Between a Rock and a Hard Place:
China is the country with the most literary journals in the world, and the literary journal system, formerly a state-funded institution, played a crucial role within the socialist cultural establishment after 1949. However, during the last two decades, literary journals have faced unprecedented challenges as a result of sweeping economic reforms and the gradually emerging cultural market. This once popular and prestigious industry has declined to such an extent that it has now reached crisis point, and many journals have had to reinvent themselves both conceptually and institutionally to adapt to the new cultural reality.
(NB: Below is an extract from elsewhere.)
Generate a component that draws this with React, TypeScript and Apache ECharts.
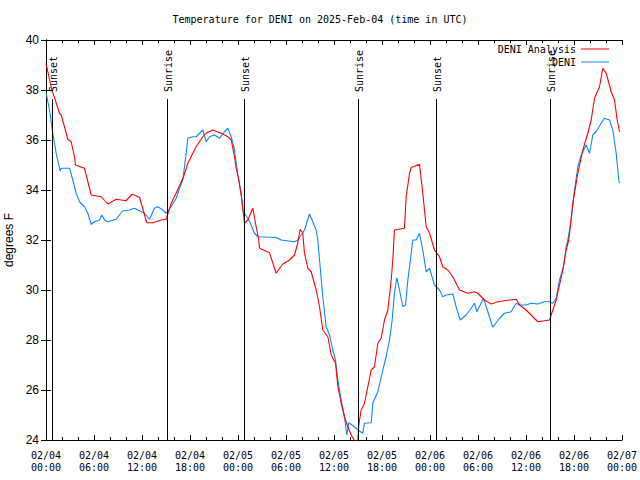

This paper is a detailed study of the crisis facing literary journals and the measures they have taken to respond to that crisis since the 1990s. By focusing on the transformation and paradox of Beijing Literature and other relevant journals, the paper reveals the varied and contradictory forces that impel literary and cultural change in a complex transitional society. The paper begins by briefly describing the sense of crisis among literary journal editors in the late 1990s, then traces the roots of this crisis back to the mid-1980s, when the government first reduced funding for many cultural institutions and required them to introduce market mechanisms into their management. It examines various strategies that literary journal editors adopted during the late 1980s and early 1990s to try to raise capital to survive, including their often awkward attempts at selling advertisement space and seeking corporate sponsorship. It shows that, since the late 1990s, a few journals have attempted to plot a middle courseæ adopting rational marketing methods while at the same time broadening their definition of literature.